Over the next days, thousands of Sikhs were tortured and killed, women and girls were gang-raped, Sikh property was marked with paint, so mobs knew what to loot and to burn. Independent sources estimate the number of murdered Sikhs at about 8,000–17,000 and more than 100,000 rape victims. Innumerable Sikhs were “disappeared” by security forces- the whereabouts are still unknown. “When a big tree falls, the earth shakes,” said Rajiv Gandhi to justify the Sikh-Genozid. In the coming years he crushed down the Sikh resistance. A functioning judicial and legal system is basic for maintaining and ensuring the democratic order, but for the Sikh community it did not work out: this is the unending tragedy of 1984.

Decades passed and there was no justice for the victims: files disappeared and the state failed to prosecute those most responsible for the anti-Sikh violence. The government allegedly destroyed evidence and shielded the guilty. Ten commissions or committees have been created to investigate the riots. Most of the accused were acquitted or never formally charged. In December 2018 six perpetrators of the 1984 Sikh Genocide were sentenced by the Supreme Court to life imprisonment. The judges declared that the Sikh killings in New Delhi and elsewhere in November 1984 were “crimes against humanity”.

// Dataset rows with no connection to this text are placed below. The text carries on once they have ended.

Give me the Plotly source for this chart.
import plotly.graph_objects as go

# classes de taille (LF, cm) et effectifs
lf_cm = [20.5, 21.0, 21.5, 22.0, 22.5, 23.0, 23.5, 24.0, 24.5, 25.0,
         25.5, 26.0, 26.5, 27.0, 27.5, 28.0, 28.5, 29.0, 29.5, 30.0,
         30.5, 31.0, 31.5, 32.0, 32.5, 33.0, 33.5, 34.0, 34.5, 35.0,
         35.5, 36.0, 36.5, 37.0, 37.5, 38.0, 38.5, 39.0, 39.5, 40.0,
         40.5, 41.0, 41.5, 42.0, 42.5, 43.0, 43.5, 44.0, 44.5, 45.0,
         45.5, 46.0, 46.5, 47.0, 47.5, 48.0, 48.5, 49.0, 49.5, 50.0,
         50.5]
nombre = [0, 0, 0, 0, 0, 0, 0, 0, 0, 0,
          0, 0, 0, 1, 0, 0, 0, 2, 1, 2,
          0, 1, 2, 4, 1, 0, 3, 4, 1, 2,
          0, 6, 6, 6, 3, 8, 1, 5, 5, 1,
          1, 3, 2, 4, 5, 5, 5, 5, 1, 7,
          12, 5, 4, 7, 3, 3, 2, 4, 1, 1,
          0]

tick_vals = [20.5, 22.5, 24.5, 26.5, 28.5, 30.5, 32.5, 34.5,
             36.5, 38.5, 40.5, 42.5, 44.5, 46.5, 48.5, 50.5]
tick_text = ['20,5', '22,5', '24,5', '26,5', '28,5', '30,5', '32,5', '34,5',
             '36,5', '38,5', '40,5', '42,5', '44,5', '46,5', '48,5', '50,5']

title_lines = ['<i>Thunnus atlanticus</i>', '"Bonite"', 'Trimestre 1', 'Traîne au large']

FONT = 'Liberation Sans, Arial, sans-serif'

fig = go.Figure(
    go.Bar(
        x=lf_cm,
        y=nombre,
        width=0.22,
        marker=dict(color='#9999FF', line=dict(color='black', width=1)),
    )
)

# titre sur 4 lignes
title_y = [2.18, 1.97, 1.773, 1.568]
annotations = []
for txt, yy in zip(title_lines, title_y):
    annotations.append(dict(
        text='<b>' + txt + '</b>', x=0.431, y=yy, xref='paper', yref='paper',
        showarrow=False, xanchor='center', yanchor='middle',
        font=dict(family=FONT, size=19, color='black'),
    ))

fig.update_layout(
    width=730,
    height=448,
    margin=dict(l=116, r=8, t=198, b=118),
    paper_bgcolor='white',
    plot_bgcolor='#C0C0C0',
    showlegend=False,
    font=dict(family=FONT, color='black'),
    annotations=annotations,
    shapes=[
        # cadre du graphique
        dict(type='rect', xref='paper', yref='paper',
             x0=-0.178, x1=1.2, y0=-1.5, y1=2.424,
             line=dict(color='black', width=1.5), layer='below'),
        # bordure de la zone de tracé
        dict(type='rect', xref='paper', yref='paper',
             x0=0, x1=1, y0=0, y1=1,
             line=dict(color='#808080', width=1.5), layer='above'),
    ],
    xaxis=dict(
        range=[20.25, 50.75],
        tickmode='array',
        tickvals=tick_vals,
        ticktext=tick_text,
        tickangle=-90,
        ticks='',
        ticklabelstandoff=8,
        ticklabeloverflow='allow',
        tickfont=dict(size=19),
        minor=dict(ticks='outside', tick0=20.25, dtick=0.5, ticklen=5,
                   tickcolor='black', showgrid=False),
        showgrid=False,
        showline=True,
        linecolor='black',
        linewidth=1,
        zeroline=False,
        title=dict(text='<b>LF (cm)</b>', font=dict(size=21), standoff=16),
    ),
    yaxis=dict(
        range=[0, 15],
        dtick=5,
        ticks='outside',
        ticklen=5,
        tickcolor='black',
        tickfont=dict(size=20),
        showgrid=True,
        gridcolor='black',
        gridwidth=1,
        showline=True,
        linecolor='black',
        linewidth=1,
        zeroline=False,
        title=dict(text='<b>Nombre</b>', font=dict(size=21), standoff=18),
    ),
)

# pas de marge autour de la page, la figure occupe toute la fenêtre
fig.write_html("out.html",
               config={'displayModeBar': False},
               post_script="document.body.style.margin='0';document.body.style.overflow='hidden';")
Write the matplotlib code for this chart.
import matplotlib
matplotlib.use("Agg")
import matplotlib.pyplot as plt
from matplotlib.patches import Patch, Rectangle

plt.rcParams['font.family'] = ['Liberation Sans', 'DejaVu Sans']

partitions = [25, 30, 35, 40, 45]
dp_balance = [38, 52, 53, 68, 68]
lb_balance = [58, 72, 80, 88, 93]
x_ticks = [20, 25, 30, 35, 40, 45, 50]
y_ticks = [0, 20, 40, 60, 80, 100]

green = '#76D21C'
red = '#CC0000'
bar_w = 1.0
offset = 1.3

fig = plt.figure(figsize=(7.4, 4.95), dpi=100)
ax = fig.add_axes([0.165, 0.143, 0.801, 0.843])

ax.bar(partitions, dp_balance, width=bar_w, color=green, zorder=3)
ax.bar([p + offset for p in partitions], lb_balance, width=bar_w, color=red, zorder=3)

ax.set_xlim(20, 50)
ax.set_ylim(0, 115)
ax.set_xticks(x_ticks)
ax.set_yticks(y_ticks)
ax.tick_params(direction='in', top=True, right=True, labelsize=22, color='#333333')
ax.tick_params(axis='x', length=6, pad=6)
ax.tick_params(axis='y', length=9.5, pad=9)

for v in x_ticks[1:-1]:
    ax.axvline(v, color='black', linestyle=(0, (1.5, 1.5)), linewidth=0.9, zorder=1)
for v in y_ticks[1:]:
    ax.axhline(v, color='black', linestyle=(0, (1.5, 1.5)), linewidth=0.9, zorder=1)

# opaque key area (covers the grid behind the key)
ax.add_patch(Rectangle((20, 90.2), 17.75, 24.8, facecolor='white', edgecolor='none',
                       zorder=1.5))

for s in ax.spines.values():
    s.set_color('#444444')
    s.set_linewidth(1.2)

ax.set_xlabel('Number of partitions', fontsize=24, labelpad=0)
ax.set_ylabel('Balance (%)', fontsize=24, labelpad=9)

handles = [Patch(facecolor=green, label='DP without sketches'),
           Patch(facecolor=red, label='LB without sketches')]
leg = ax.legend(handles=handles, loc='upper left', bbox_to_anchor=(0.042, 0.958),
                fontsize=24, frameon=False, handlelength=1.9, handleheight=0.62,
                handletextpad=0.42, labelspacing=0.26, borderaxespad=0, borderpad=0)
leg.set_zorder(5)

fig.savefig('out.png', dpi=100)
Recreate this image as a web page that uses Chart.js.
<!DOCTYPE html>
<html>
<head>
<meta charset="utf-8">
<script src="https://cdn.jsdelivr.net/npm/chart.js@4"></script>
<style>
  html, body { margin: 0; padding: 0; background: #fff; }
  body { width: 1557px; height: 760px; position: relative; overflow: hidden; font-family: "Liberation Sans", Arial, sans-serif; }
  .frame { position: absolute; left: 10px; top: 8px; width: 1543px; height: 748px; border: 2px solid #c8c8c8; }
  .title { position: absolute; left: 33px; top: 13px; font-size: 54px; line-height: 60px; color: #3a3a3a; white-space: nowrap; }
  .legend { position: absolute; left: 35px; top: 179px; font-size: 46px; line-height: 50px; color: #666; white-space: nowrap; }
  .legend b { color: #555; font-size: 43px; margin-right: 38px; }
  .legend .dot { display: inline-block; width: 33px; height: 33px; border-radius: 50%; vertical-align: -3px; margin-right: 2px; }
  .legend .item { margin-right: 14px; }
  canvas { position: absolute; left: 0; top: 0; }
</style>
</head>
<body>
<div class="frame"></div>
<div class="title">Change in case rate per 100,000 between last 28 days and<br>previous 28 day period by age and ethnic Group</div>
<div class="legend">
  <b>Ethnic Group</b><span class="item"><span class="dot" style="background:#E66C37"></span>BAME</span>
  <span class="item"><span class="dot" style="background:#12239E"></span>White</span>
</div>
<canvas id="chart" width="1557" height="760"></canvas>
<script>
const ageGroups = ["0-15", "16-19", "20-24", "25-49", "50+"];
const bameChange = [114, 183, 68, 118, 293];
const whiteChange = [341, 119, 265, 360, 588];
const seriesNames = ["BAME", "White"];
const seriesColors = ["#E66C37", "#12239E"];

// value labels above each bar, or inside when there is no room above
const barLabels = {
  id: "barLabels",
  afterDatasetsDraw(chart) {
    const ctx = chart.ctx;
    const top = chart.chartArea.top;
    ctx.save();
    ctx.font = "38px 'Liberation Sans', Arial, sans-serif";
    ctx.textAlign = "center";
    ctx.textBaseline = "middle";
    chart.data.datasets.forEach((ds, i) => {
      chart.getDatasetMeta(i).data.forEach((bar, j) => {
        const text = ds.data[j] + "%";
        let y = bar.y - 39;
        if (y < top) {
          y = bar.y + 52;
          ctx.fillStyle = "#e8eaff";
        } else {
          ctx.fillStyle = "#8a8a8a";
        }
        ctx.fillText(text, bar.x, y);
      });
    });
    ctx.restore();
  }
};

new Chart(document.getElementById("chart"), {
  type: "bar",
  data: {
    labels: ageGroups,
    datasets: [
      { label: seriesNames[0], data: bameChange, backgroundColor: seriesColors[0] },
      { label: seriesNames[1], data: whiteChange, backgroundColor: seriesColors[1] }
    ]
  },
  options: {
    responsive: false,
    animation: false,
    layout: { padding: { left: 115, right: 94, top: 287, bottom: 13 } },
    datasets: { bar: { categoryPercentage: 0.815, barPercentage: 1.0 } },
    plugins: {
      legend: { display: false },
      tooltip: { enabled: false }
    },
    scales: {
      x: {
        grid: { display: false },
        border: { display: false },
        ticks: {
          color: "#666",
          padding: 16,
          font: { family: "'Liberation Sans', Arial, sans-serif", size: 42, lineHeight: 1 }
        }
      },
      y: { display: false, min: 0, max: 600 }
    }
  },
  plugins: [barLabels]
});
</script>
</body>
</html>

The Sikhs have neither forgotten nor forgiven Indira Gandhi and her son Rajiv. Bhindranwale is still a Sikh icon, 35 years after his death in Operation Bluestar. Non-Sikhs regard Jarnail Singh Bhindranwale and his movement as extremists, responsible for the launching the Sikh Militancy. He has remained a controversial figure in India. But it was Indira Gandhi´s and Rajiv Gandhi´s massive wrongdoing which caused the loss of so many lives. 35 years later justice still seems not even half done. The state must provide compensation and justice to the victims of Operation Bluestar and the 1984 anti-Sikh pogroms. Time doesn't heal the pain but justice can ease the pain a little bit.